**Recorded information**
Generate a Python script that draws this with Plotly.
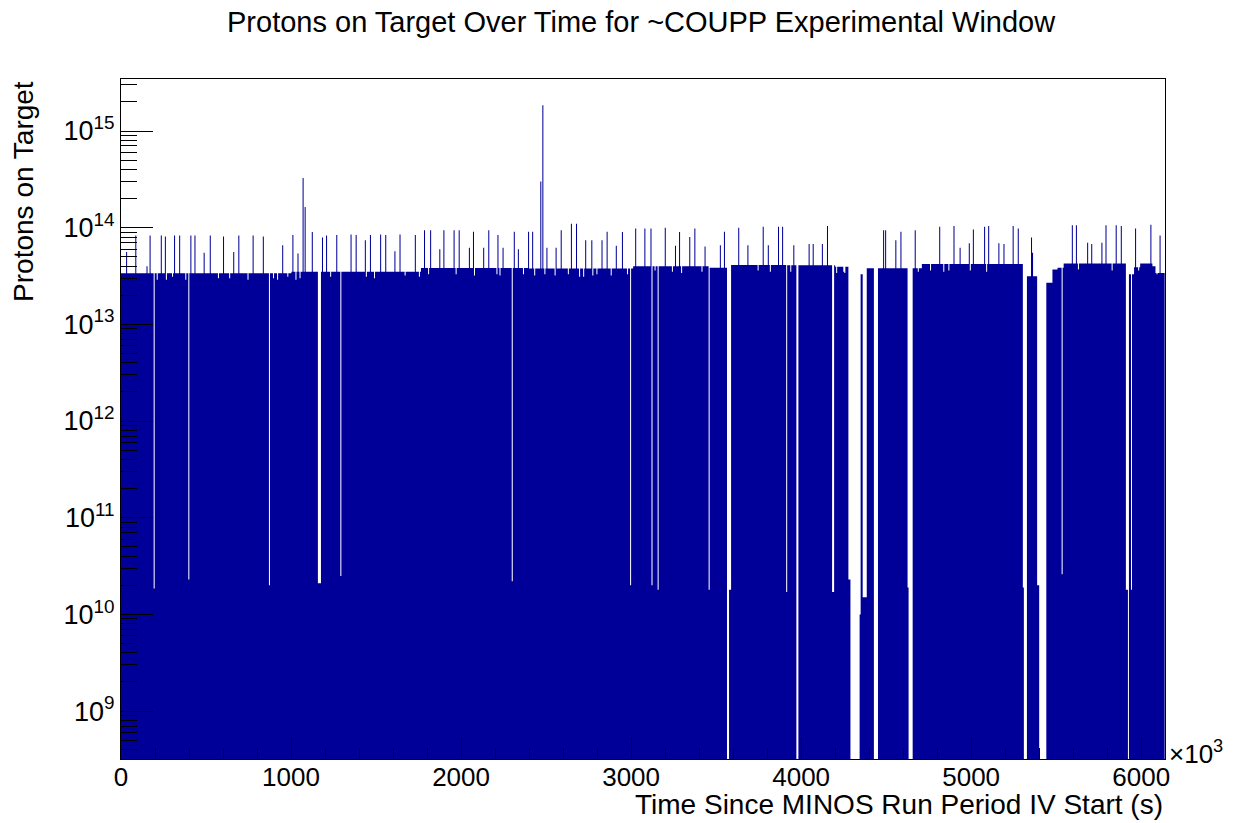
import numpy as np
import plotly.graph_objects as go

# ---------------- data (time in units of 10^3 s, values in protons on target) -------------
# plateau segments of the histogram
seg_start = [0, 1000, 1765, 2400, 3010, 3465, 3590, 3920, 4200, 4346, 4352, 4385, 4455,
             4657, 4711, 5329, 5440, 5478, 5507, 5543, 5927, 5956, 5996, 6067, 6084]
seg_end = [1000, 1765, 2400, 3010, 3465, 3565, 3920, 4200, 4290, 4352, 4362, 4430, 4630,
           4711, 5306, 5390, 5478, 5507, 5543, 5912, 5956, 5996, 6067, 6084, 6140]
seg_pot = [3.38e13, 3.5e13, 3.82e13, 3.78e13, 4.0e13, 3.85e13, 4.12e13, 4.08e13, 3.95e13,
           1.0e10, 3.3e13, 3.8e13, 3.8e13, 3.8e13, 4.2e13, 3.15e13, 2.7e13, 3.7e13, 3.85e13,
           4.25e13, 3.3e13, 3.9e13, 4.25e13, 4.0e13, 3.4e13]

# deep dips (low-intensity bins) and empty stretches (value 0)
dip_start = [192, 399, 868, 1160, 1291, 2299, 2995, 3120, 3158, 3456, 3565, 3577, 3914,
             3970, 4185, 4280, 4362, 4626, 5306, 5390, 5533, 5912, 5938]
dip_end = [198, 405, 874, 1176, 1297, 2305, 3003, 3126, 3164, 3462, 3577, 3590, 3920,
           3982, 4197, 4291, 4385, 4634, 5313, 5400, 5539, 5920, 5944]
dip_pot = [1.85e10, 2.3e10, 2.0e10, 2.1e10, 2.5e10, 2.2e10, 2.0e10, 2.0e10, 1.8e10, 1.8e10,
           0, 1.8e10, 1.7e10, 0, 1.7e10, 2.3e10, 1.5e10, 1.9e10, 1.9e10, 2.0e10, 2.6e10,
           1.8e10, 1.8e10]

# shallow notches in the plateau
notch_x = [212, 234, 267, 302, 382, 571, 640, 747, 894, 920, 983, 1026, 1051, 1230, 1442,
           1489, 1671, 1753, 1806, 1971, 2081, 2208, 2228, 2365, 2434, 2493, 2552, 2630,
           2699, 2718, 2777, 2797, 2885, 2979, 3140, 3242, 3297, 3415, 3748, 3817, 3936,
           4207, 4248, 4258, 4690, 4758, 4837, 4866, 4896, 4994, 5092, 5101, 5631, 5706,
           5768, 5827, 5984, 6092]
notch_pot = [2.9e13, 3.0e13, 2.9e13, 3.1e13, 2.9e13, 3.0e13, 3.0e13, 2.9e13, 3.0e13, 2.9e13,
             3.1e13, 2.9e13, 3.0e13, 3.1e13, 3.1e13, 3.0e13, 3.2e13, 3.1e13, 3.3e13, 3.3e13,
             3.2e13, 3.3e13, 3.2e13, 3.3e13, 3.2e13, 3.3e13, 3.2e13, 3.3e13, 3.1e13, 3.1e13,
             3.2e13, 3.3e13, 3.2e13, 3.3e13, 3.6e13, 3.5e13, 3.4e13, 3.5e13, 3.6e13, 3.5e13,
             3.5e13, 3.4e13, 3.5e13, 3.4e13, 3.5e13, 3.6e13, 3.5e13, 3.6e13, 3.5e13, 3.6e13,
             3.5e13, 3.6e13, 3.7e13, 3.6e13, 3.7e13, 3.6e13, 3.6e13, 3.3e13]

# isolated high-intensity spikes
spike_x = [31, 86, 155, 172, 239, 261, 316, 347, 410, 435, 490, 522, 604, 665, 690, 778,
           834, 951, 1008, 1040, 1071, 1083, 1126, 1183, 1208, 1269, 1355, 1383, 1437, 1469,
           1526, 1558, 1612, 1643, 1730, 1787, 1818, 1875, 1901, 1959, 1987, 2046, 2073,
           2130, 2161, 2218, 2249, 2311, 2334, 2397, 2422, 2471, 2483, 2507, 2561, 2591,
           2648, 2679, 2732, 2770, 2826, 2858, 2914, 2946, 3026, 3081, 3114, 3201, 3258,
           3287, 3342, 3376, 3432, 3523, 3550, 3630, 3687, 3779, 3807, 3864, 3891, 3958,
           4044, 4068, 4125, 4154, 4485, 4499, 4554, 4584, 4672, 4815, 4901, 4933, 4990,
           5015, 5076, 5103, 5162, 5190, 5244, 5276, 5353, 5362, 5597, 5617, 5682, 5709,
           5766, 5792, 5855, 5882, 5966, 6055, 6112]
spike_pot = [5.6e13, 8.3e13, 4.0e13, 8.3e13, 8.3e13, 8.1e13, 8.3e13, 8.3e13, 8.3e13, 8.3e13,
             5.5e13, 8.3e13, 8.1e13, 5.6e13, 8.3e13, 8.3e13, 8.1e13, 6.6e13, 8.4e13, 5.4e13,
             3.27e14, 1.64e14, 9.0e13, 7.9e13, 8.3e13, 8.4e13, 8.5e13, 8.4e13, 7.4e13, 8.4e13,
             8.5e13, 8.4e13, 5.7e13, 8.5e13, 8.4e13, 9.4e13, 9.4e13, 6.0e13, 9.4e13, 9.4e13,
             9.4e13, 6.2e13, 9.1e13, 6.2e13, 9.4e13, 8.4e13, 6.2e13, 9.1e13, 6.0e13, 9.1e13,
             9.1e13, 3.0e14, 1.85e15, 6.2e13, 6.2e13, 9.4e13, 1.1e14, 1.1e14, 7.4e13, 7.4e13,
             7.4e13, 9.1e13, 6.5e13, 9.0e13, 9.8e13, 9.8e13, 9.8e13, 1.0e14, 6.5e13, 9.0e13,
             8.0e13, 9.8e13, 6.4e13, 6.6e13, 9.1e13, 1.0e14, 6.6e13, 1.02e14, 6.6e13, 1.02e14,
             1.02e14, 6.6e13, 6.8e13, 6.8e13, 6.8e13, 1.04e14, 9.4e13, 9.4e13, 7.4e13, 9.1e13,
             9.4e13, 1.02e14, 1.04e14, 6.2e13, 6.9e13, 9.6e13, 1.02e14, 1.04e14, 6.9e13,
             6.8e13, 1.04e14, 9.8e13, 7.9e13, 5.5e13, 1.06e14, 1.06e14, 7.0e13, 6.8e13,
             7.0e13, 1.06e14, 1.06e14, 1.04e14, 9.8e13, 1.07e14, 8.3e13]

x_tick_vals = [0, 1000, 2000, 3000, 4000, 5000, 6000]
y_tick_vals = [1e9, 1e10, 1e11, 1e12, 1e13, 1e14, 1e15]
y_tick_text = ["10<sup>9</sup>", "10<sup>10</sup>", "10<sup>11</sup>", "10<sup>12</sup>",
               "10<sup>13</sup>", "10<sup>14</sup>", "10<sup>15</sup>"]

# ---------------- histogram construction ---------------------------------------------------
bin_w = 6.0
edges = np.arange(0, 6140 + bin_w, bin_w)
centers = 0.5 * (edges[:-1] + edges[1:])
vals = np.zeros(len(centers))
for s, e, v in zip(seg_start, seg_end, seg_pot):
    vals[(centers >= s) & (centers < e)] = v
for x, v in zip(notch_x, notch_pot):
    vals[int(x // bin_w)] = v
for s, e, v in zip(dip_start, dip_end, dip_pot):
    vals[(centers >= s) & (centers < e)] = v
for x, v in zip(spike_x, spike_pot):
    vals[int(x // bin_w)] = v

floor_val = 1e7
px, py = [edges[0]], [floor_val]
for i, v in enumerate(vals):
    vv = v if v > 0 else floor_val
    px += [edges[i], edges[i + 1]]
    py += [vv, vv]
px.append(edges[-1])
py.append(floor_val)

fig = go.Figure()
fig.add_trace(go.Scatter(x=px, y=py, mode="lines", fill="toself", fillcolor="#000099",
                         line=dict(width=0, color="#000099", simplify=False),
                         hoverinfo="skip", showlegend=False))

font_family = "Liberation Sans, Arial, sans-serif"

y_minor = []
for d in range(8, 16):
    for m in range(2, 10):
        y_minor.append(m * 10.0 ** d)

fig.update_layout(
    width=1243, height=823,
    margin=dict(l=121, r=78, t=79, b=64),
    paper_bgcolor="white", plot_bgcolor="white",
    font=dict(family=font_family, size=26, color="black"),
    xaxis=dict(range=[0, 6140], showgrid=False, zeroline=False,
               showline=True, linecolor="black", linewidth=1, mirror=True,
               ticks="inside", ticklen=22, tickcolor="black", tickwidth=1,
               tickvals=x_tick_vals, tickfont=dict(size=26), ticklabelstandoff=-5,
               minor=dict(ticks="inside", ticklen=11, dtick=200, tick0=0,
                          tickcolor="black", showgrid=False)),
    yaxis=dict(type="log", range=[8.504, 15.538], showgrid=False, zeroline=False,
               showline=True, linecolor="black", linewidth=1, mirror=True,
               ticks="inside", ticklen=32, tickcolor="black", tickwidth=1,
               tickvals=y_tick_vals, ticktext=y_tick_text, tickfont=dict(size=27),
               ticklabelstandoff=0,
               minor=dict(ticks="inside", ticklen=16, tickmode="array", tickvals=y_minor,
                          tickcolor="black", showgrid=False)),
)

fig.add_annotation(text="Protons on Target Over Time for ~COUPP Experimental Window",
                   xref="paper", yref="paper", x=0.499, y=1.0838, xanchor="center",
                   yanchor="middle", showarrow=False, font=dict(size=29))
fig.add_annotation(text="Protons on Target", xref="paper", yref="paper", x=-0.0935, y=1.0,
                   xanchor="center", yanchor="top", textangle=-90, showarrow=False,
                   font=dict(size=28))
fig.add_annotation(text="Time Since MINOS Run Period IV Start (s)", xref="paper",
                   yref="paper", x=1.0, y=-0.0676, xanchor="right", yanchor="middle",
                   showarrow=False, font=dict(size=28))
fig.add_annotation(text="×10<sup>3</sup>", xref="paper", yref="paper", x=1.0019, y=0.009,
                   xanchor="left", yanchor="middle", showarrow=False, font=dict(size=26))

fig.write_html("out.html")
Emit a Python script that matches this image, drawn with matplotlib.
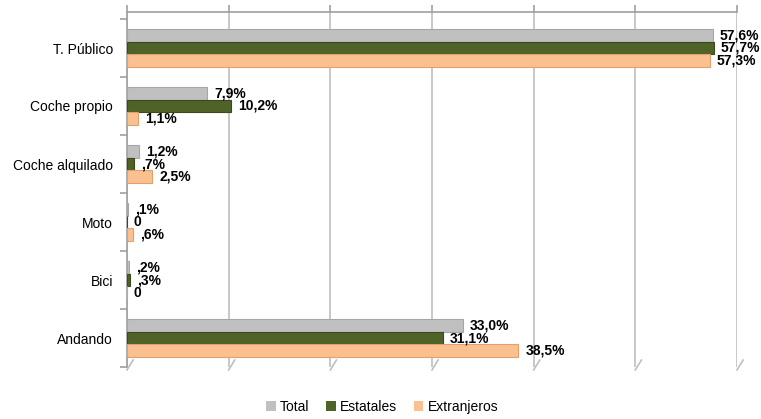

**What the exercise asks**
The lines from the start of the data through the line that contains "import plotly.graph_objects as go" are to be returned exactly, please, with both ends included and every picture left out.

**Reply to the task**
Generate a Python script that draws this with Plotly.
import numpy as np
import plotly.graph_objects as go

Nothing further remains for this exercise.